Twelve Arab lawmakers including a Cabinet member hold seats in Israel’s 120-member Parliament, but less than eight percent of the country’s civil service work force is made up of Israeli Palestinians, according to a recent civil service report.
Affirmative Action
The Israeli government acknowledges the gap between Israeli Jews and Arabs and says it is taking affirmative action to boost the number of Arab civil servants to 10 percent by 2012, particularly in high-ranking posts.
“Israeli Arabs enjoy more freedom, more civil rights that any of their compatriots across the borders,” Prime Minister Ehud Olmert’s spokesman, Mark Regev, said.
But some rights groups, including ACRI, say Israel has also been using the law to cement the state’s Jewish character. Such draft bills, approved by Parliament in 2007, include banning Arabs from buying land controlled by the Jewish National Fund, a quasi-governmental group that was founded before the state of Israel to buy and develop land in Palestine and later oversaw land distribution in the Jewish state.
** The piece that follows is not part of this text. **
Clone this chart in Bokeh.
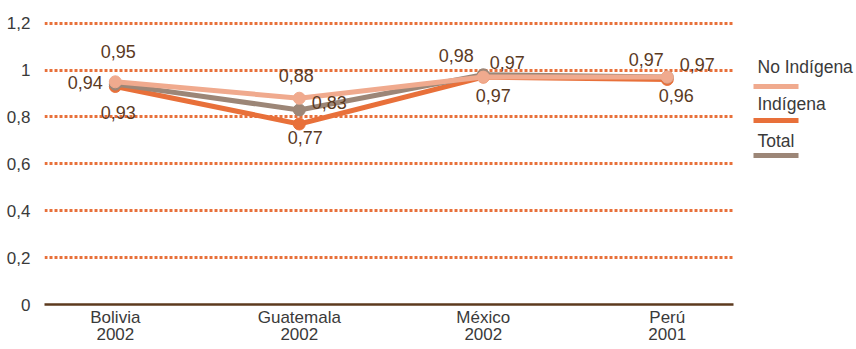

Another bill makes eligibility for national insurance benefits dependent on completing military service. Few Arabs serve in the army: unlike for Jews, service is not compulsory.
License to Kill?
About 1.5 million Arabs reside in Israel with 5.5 million Jews, but 3.8 million Palestinians live in the West Bank, Gaza and East Jerusalem. The outbreak of the latest Palestinian intifada marked a turning point in the way Israel treats its Arab citizens, many say, especially after 13 unarmed Israeli Arabs were killed in October 2000 when police used live ammunition to disperse protests in support of Palestinians in the occupied territories.
Rights groups say a January Israeli court decision not to indict the alleged killers due to “insufficient evidence” was tantamount to giving police a license to kill Arabs. Two rights groups documented the killing of 41 Arabs by Israeli police or in “racist attacks” by Jews and security guards since 2000. Of those, only one suspected killer has been indicted, said Jafar Farah, director of advocacy group Mossawa.
“The message of (this court’s) decision is the following: Israel is allowed to kill Arabs and to make mass arrests,” said Abeer Baker, a lawyer with advocacy group Adala in Israel, which represented the families of those killed in the 2000 protests.
Many Israeli Arabs say they have lost faith in Israeli justice, arguing police were more restrained while dispersing gatherings by Israeli Jews.
“How come in a country that claims democracy, policemen shoot and kill citizens but no chargesheet is made?” asked Mossawa’s Farah. “When it comes to Arab citizens, the law-abiding state does not exist.”